El fenómeno Ikea y la política
La empresa sueca de diseño (Ikea) se ha instalado en Chile y apenas ello ocurrió ha recibido más de tres millones de visitas en su sitio web y casi trescientas mil personas ha in do a su sala de ventas apenas a treinta días de su apertura.
¿Hay alguna relación entre ese fenómeno y la política?
Desde luego parece haber una gigantesca inconsistencia entre esos miles de personas ocupadas de conocer y comprar ese producto sueco (el diseño aplicado a la vida cotidiana) y los diagnósticos que, ya casi con porfía, se han formulado, y se siguen formulando, respecto del Chile contemporáneo. El embajador Javier Velasco y el propio presidente Boric --cada uno a su modo, uno sin remilgos, el otro envuelto en eufemismo y en idas y venidas-- insisten en que Chile es un país donde las mayorías rechazan el tipo de modernización que el país experimentó en los últimos treinta años. La reciente derrota electoral (que eso y no otra cosa fue el plebiscito donde se rechazó el proyecto constitucional) sería el fruto de engaños masivos, o, como acaba de decir el presidente, de andar demasiado rápido, más rápido que la gente, la misma a la que se quiere redimir evitándole un sistema que abusaría y enajenaría.
Bastaría sin embargo mostrar el fenómeno Ikea (o los eventos masivos que se multiplican y que a pesar de su abundancia siempre se hacen escasos) para advertir cuánto ha cambiado la cultura cotidiana y de qué forma las rutinas del consumo y del mercado se viven por las mayorías históricamente excluidas de una forma que se aleja de la manera en que describen esa experiencia muchos jóvenes burgueses del Frente Amplio (que más que la falta de consumo es probable que hayan experimentado su hartazgo).
Una abundante literatura enseña que la experiencia del consumo es muy otra que una práctica de enajenación, como ha sugerido tradicionalmente la izquierda, y muy distinta también a una experiencia absurda de despilfarro y mal gusto, como muchas veces la describió la derecha aristocratizante.

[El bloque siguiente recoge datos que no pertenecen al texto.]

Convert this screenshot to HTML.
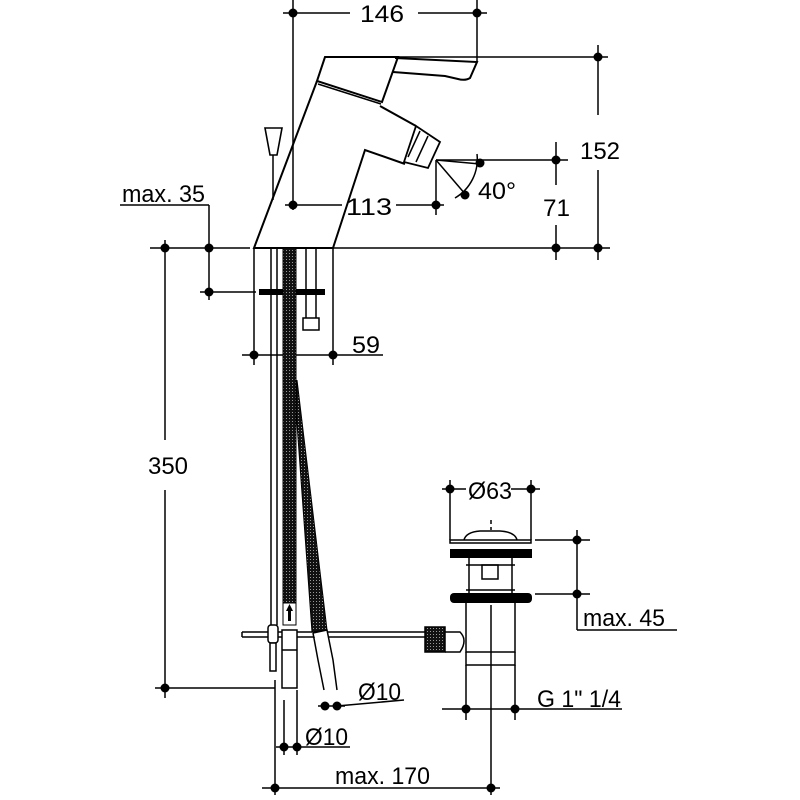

Para las mayorías históricamente excluidas (muchas de las cuales salieron de la pobreza en las últimas tres décadas, como acaba de recordar el expresidente Lagos al reprender, no hay otra palabra, al embajador de Chile en España quien pintó un cuadro sombrío del Chile contemporáneo, de esos que gustan a las audiencias europeas a las que no les sienta bien un país sudamericano más o menos decente) la experiencia de consumir es una práctica de autonomía y, hasta cierto punto, de modelar la propia vida. Hoy se sabe que la gente, en su mayor parte, no compra para sí, sino para aquellos con los que posee vínculos, y en el acto de comprar para otro hay también un anhelo de configurarlo, de comunicar cómo se le quiere ver. En consumo posee pues un profundo significado simbólico para quien participa de él y forma parte del esfuerzo de las personas para construir su propia identidad y experimentarse como dueños de sí mismos. Alfred Marshall, quien escribió casi al mismo tiempo que Marx, y quien es el padre de la economía neoclásica (un abuelo, podría decirse, de lo que hoy, con afán polémico, se llama neoliberalismo) observó que la gente comercia y consume la mayor parte de las veces no para satisfacer necesidades, sino que lo hace, dijo, "para distinguirse".
Basta dar un vistazo al fenómeno Ikea y otros semejantes para advertir cuánta verdad hay en esa observación de Marshall y la importancia posee hoy la práctica del consumo masivo y cómo ella desmiente la imagen de esa mayoría abusada y doliente que la izquierda del Frente Amplio intenta devolverle a las grandes mayorías las que, al no reconocerse en ella, se niegan a seguirlo sin más.
Y no es que la gente ande lento y el Frente se haya apurado -como sugirió en su enésima frase el presidente Gabriel Boric- es que la gente va para otro lado.